DUNEDIN, New Zealand — Everyone gets old. It’s an inevitable truth humans have come to terms with. How old you’ll live to, however, is another question. If you’re aiming for the century mark, researchers from the University of Otago say they know the secret. Avoiding smoking and maintaining an active social life are the common keys found among New Zealanders who live past 100.
The study collected data from 292 centenarians who were free of chronic diseases such as dementia, depression, diabetes, and hypertension. Over 103,000 people over the age of 60 were also included. All the participants were living in private residences at the time and were not receiving at-home care.
“Electing not to smoke and committing to maintain social networking will be the best investment one can make towards successful aging,” Associate Professor Yoram Barak says in a university release.
Commonalities among centenarians
The study shows having social activities of long-lasting interest helps decrease the chances of developing chronic illnesses. Researchers say anything from volunteering to attending a concert to playing golf with friends offers great aging benefits.
Keeping a healthy body is especially important in our first years as seniors. That’s because as we pass the age of 80, chances of developing dementia, depression, and diabetes actually start to go down. From ages 60 to 100 however, the risk of having high blood pressure increases by 30 percent.
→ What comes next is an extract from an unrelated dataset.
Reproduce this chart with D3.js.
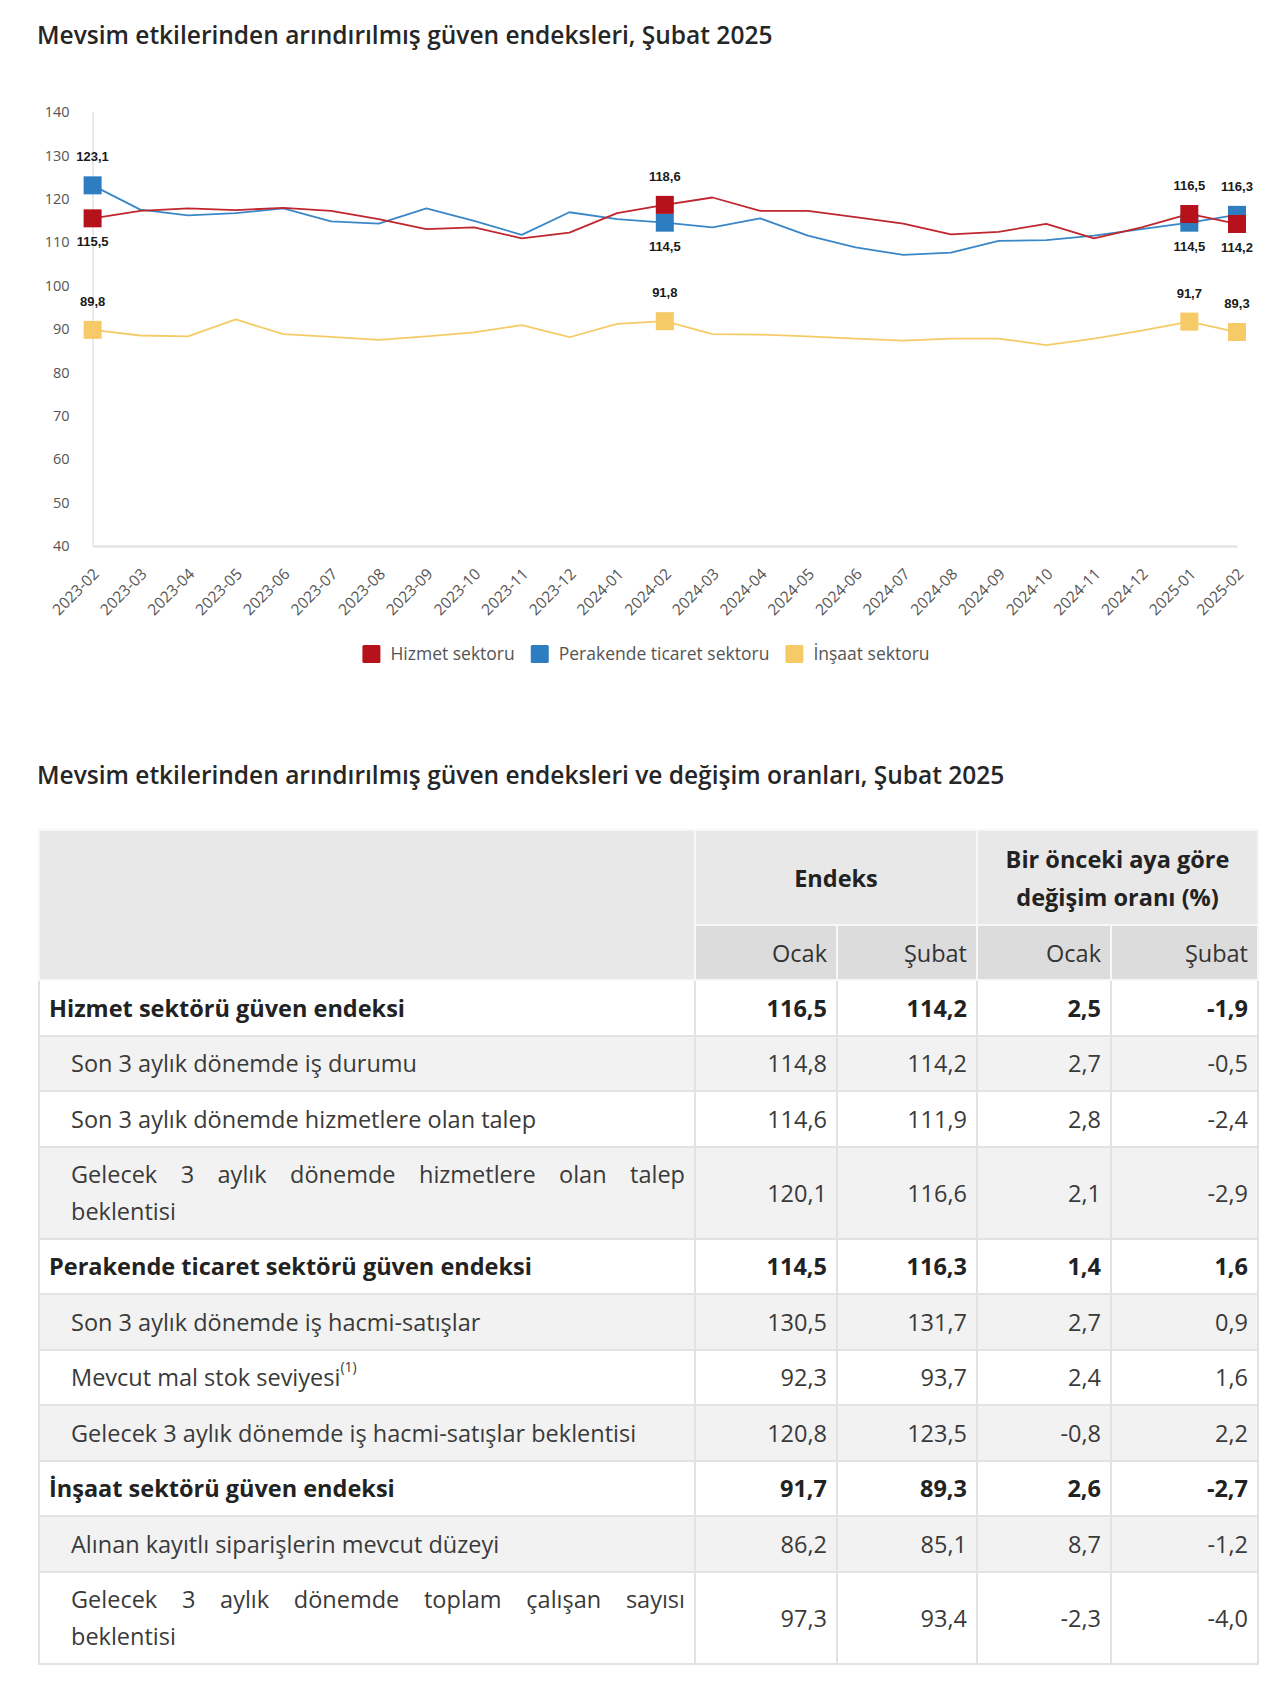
<!DOCTYPE html>
<html><head><meta charset="utf-8">
<script src="https://cdn.jsdelivr.net/npm/d3@7"></script>
<style>
body{margin:0;background:#fff;width:1280px;height:1681px;position:relative;font-family:"Open Sans",sans-serif;overflow:hidden;}
#chart{position:absolute;left:0;top:0;}
.ttl{position:absolute;left:37px;font-size:24.5px;font-weight:600;color:#262626;white-space:nowrap;}
table{position:absolute;left:38px;top:829px;width:1219px;border-collapse:collapse;table-layout:fixed;font-size:23.5px;color:#3a3a3a;}
td,th{border:2px solid #e2e2e2;padding:0 9px;box-sizing:border-box;}
th{background:#e8e8e8;border-color:#f7f7f7;color:#222;}
tr.h2 th{background:#dcdcdc;font-weight:400;text-align:right;color:#333;}
td.num{text-align:right;}
tr.bold td{font-weight:700;color:#222;}
tr.sub td.lbl{padding-left:31px;}
tr.gray td{background:#f2f2f2;}
.jl{text-align:justify;text-align-last:justify;}
sup{font-size:14px;vertical-align:top;position:relative;top:-4px;}
</style></head><body>
<svg id="chart" width="1280" height="700"></svg>
<div class="ttl" style="top:18px">Mevsim etkilerinden arındırılmış güven endeksleri, Şubat 2025</div>
<div class="ttl" style="top:758px">Mevsim etkilerinden arındırılmış güven endeksleri ve değişim oranları, Şubat 2025</div>
<div id="tbl"></div>
<script>
const dates = ["2023-02","2023-03","2023-04","2023-05","2023-06","2023-07","2023-08","2023-09","2023-10","2023-11","2023-12","2024-01","2024-02","2024-03","2024-04","2024-05","2024-06","2024-07","2024-08","2024-09","2024-10","2024-11","2024-12","2025-01","2025-02"];
const hizmet = [115.5,117.2,117.8,117.4,117.9,117.2,115.3,113.0,113.4,110.9,112.2,116.7,118.6,120.3,117.2,117.2,115.8,114.3,111.8,112.4,114.2,110.9,113.4,116.5,114.2];
const perakende = [123.1,117.5,116.2,116.7,117.8,114.8,114.3,117.8,114.9,111.7,116.9,115.3,114.5,113.4,115.5,111.5,108.8,107.1,107.6,110.3,110.5,111.5,113.0,114.5,116.3];
const insaat = [89.8,88.5,88.3,92.2,88.8,88.2,87.5,88.3,89.2,90.9,88.1,91.2,91.8,88.8,88.7,88.3,87.8,87.3,87.8,87.8,86.3,87.8,89.6,91.7,89.3];
const markedIdx = [0,12,23,24];
const seriesNames = ["Hizmet sektoru","Perakende ticaret sektoru","İnşaat sektoru"];
const yTicks = [40,50,60,70,80,90,100,110,120,130,140];

// table data
const rowLabels = ["Hizmet sektörü güven endeksi","Son 3 aylık dönemde iş durumu","Son 3 aylık dönemde hizmetlere olan talep","Gelecek 3 aylık dönemde hizmetlere olan talep|beklentisi","Perakende ticaret sektörü güven endeksi","Son 3 aylık dönemde iş hacmi-satışlar","Mevcut mal stok seviyesi^(1)","Gelecek 3 aylık dönemde iş hacmi-satışlar beklentisi","İnşaat sektörü güven endeksi","Alınan kayıtlı siparişlerin mevcut düzeyi","Gelecek 3 aylık dönemde toplam çalışan sayısı|beklentisi"];
const rowBold = [true,false,false,false,true,false,false,false,true,false,false];
const endeksOcak = [116.5,114.8,114.6,120.1,114.5,130.5,92.3,120.8,91.7,86.2,97.3];
const endeksSubat = [114.2,114.2,111.9,116.6,116.3,131.7,93.7,123.5,89.3,85.1,93.4];
const degisimOcak = [2.5,2.7,2.8,2.1,1.4,2.7,2.4,-0.8,2.6,8.7,-2.3];
const degisimSubat = [-1.9,-0.5,-2.4,-2.9,1.6,0.9,1.6,2.2,-2.7,-1.2,-4.0];
const headerGroups = ["Endeks","Bir önceki aya göre|değişim oranı (%)"];
const headerSub = ["Ocak","Şubat","Ocak","Şubat"];

const trLocale = d3.formatLocale({decimal:",",thousands:".",grouping:[3],currency:["","TL"],minus:"-"});
const f1 = trLocale.format(".1f");

// ---------- chart ----------
const svg = d3.select("#chart");
const x = d3.scalePoint().domain(dates).range([92.6,1237]);
const y = d3.scaleLinear().domain([40,140]).range([546,112]);
const colors = ["#b5121b","#2e7dc0","#f6ca66"];
const lineColors = ["#c0262d","#3a87c8","#f5cb68"];
const series = [hizmet, perakende, insaat];
const drawOrder = [2,1,0];

const yAxis = svg.append("g").attr("transform","translate(92.6,0)")
  .call(d3.axisLeft(y).tickValues(yTicks).tickSize(0).tickSizeOuter(0).tickPadding(23).tickFormat(d3.format("d")));
yAxis.select(".domain").attr("stroke","#e3e3e3").attr("stroke-width",1.5);
yAxis.selectAll("text").attr("font-family","'Open Sans',sans-serif").attr("font-size",14.5).attr("fill","#555");

const xAxis = svg.append("g").attr("transform","translate(0,546)")
  .call(d3.axisBottom(x).tickSize(0).tickSizeOuter(0));
xAxis.select(".domain").attr("stroke","#e3e3e3").attr("stroke-width",2.5);
xAxis.selectAll("text").attr("font-family","'Open Sans',sans-serif").attr("font-size",15.5).attr("fill","#555")
  .attr("text-anchor","end").attr("y",0).attr("dy",0)
  .attr("transform","translate(7,29) rotate(-45)");

const line = d3.line().x((d,i)=>x(dates[i])).y(d=>y(d));
drawOrder.forEach(k=>{
  svg.append("path").datum(series[k]).attr("d",line).attr("fill","none")
    .attr("stroke",lineColors[k]).attr("stroke-width",1.8).attr("stroke-linejoin","round");
});
const ms = 18;
drawOrder.forEach(k=>{
  const s = series[k];
  svg.append("g").selectAll("rect").data(markedIdx).join("rect")
    .attr("x",i=>x(dates[i])-ms/2).attr("y",i=>y(s[i])-ms/2)
    .attr("width",ms).attr("height",ms).attr("fill",colors[k]);
});
// labels
series.forEach((s,k)=>{
  svg.append("g").selectAll("text").data(markedIdx).join("text")
    .attr("x",i=>x(dates[i]))
    .attr("y",i=>{
      let above = true;
      if(k===0) above = hizmet[i] >= perakende[i];
      if(k===1) above = perakende[i] > hizmet[i];
      return above ? y(s[i]) - 24 : y(s[i]) + 28;
    })
    .attr("text-anchor","middle").attr("font-family","'Liberation Sans',Arial,sans-serif")
    .attr("font-weight","bold").attr("font-size",13).attr("fill","#1a1a1a")
    .text(i=>f1(s[i]));
});
// legend
const lfs = 17.5;
const lg = svg.append("g").attr("transform","translate(0,654)");
const tmp = lg.append("text").attr("font-family","'Open Sans',sans-serif").attr("font-size",lfs);
const widths = seriesNames.map(n=>{tmp.text(n);return tmp.node().getComputedTextLength();});
tmp.remove();
const sq=18, gapT=10, gapI=16;
const total = d3.sum(widths) + seriesNames.length*(sq+gapT) + (seriesNames.length-1)*gapI;
let lx = 646 - total/2;
seriesNames.forEach((n,k)=>{
  lg.append("rect").attr("x",lx).attr("y",-sq/2).attr("width",sq).attr("height",sq).attr("rx",1.5).attr("fill",colors[k]);
  lg.append("text").attr("x",lx+sq+gapT).attr("y",0).attr("dy","0.35em")
    .attr("font-family","'Open Sans',sans-serif").attr("font-size",lfs).attr("fill","#555").text(n);
  lx += sq+gapT+widths[k]+gapI;
});

// ---------- table ----------
const table = d3.select("#tbl").append("table");
const cg = table.append("colgroup");
[656,142,140,134,147].forEach(w=>cg.append("col").style("width",w+"px"));
const thead = table.append("thead");
const h1 = thead.append("tr").style("height","95px");
h1.append("th").attr("rowspan",2);
headerGroups.forEach(t=>{
  const th = h1.append("th").attr("colspan",2).style("text-align","center").style("line-height","38px").style("font-weight","700");
  t.split("|").forEach((p,i)=>{ if(i) th.append("br"); th.append("span").text(p); });
});
const h2 = thead.append("tr").attr("class","h2").style("height","55px");
headerSub.forEach(t=>h2.append("th").text(t));
const tbody = table.append("tbody");
rowLabels.forEach((lab,i)=>{
  const two = lab.includes("|");
  const tr = tbody.append("tr").attr("class",(rowBold[i]?"bold":"sub")+(i%2===1?" gray":""))
    .style("height",(two?92:55.5)+"px");
  const td = tr.append("td").attr("class","lbl");
  if(two){
    const parts = lab.split("|");
    td.style("line-height","37px");
    td.append("div").attr("class","jl").text(parts[0]);
    td.append("div").text(parts[1]);
  } else if(lab.includes("^")){
    const parts = lab.split("^");
    td.append("span").text(parts[0]);
    td.append("sup").text(parts[1]);
  } else td.text(lab);
  [endeksOcak[i],endeksSubat[i],degisimOcak[i],degisimSubat[i]].forEach(v=>{
    tr.append("td").attr("class","num").text(f1(v));
  });
});
</script>
</body></html>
Researchers say three out of four 100-year-olds in the study are women and are also more likely to be free of chronic illnesses. As of 2011, about 400 to 500 centenarians were living in New Zealand. Out of this group, only 40 had reached 105 years-old.
“Women have a longer life expectancy and are therefore more likely to be represented in centenarian studies. However, after correcting for this advantage, men who do make it to 100 years of age are more likely to be free of common illnesses,” Barak explains.
Home sweet home another key for long life?
Although the study finds there are more people in New Zealand living long lives compared to other countries, the authors note none of their participants are in assisted living facilities.
The Otago team says people living in their own home and community are likely to be in better health than those is hospitals and nursing homes.
The findings are published in the journal Aging Clinical and Experimental Research.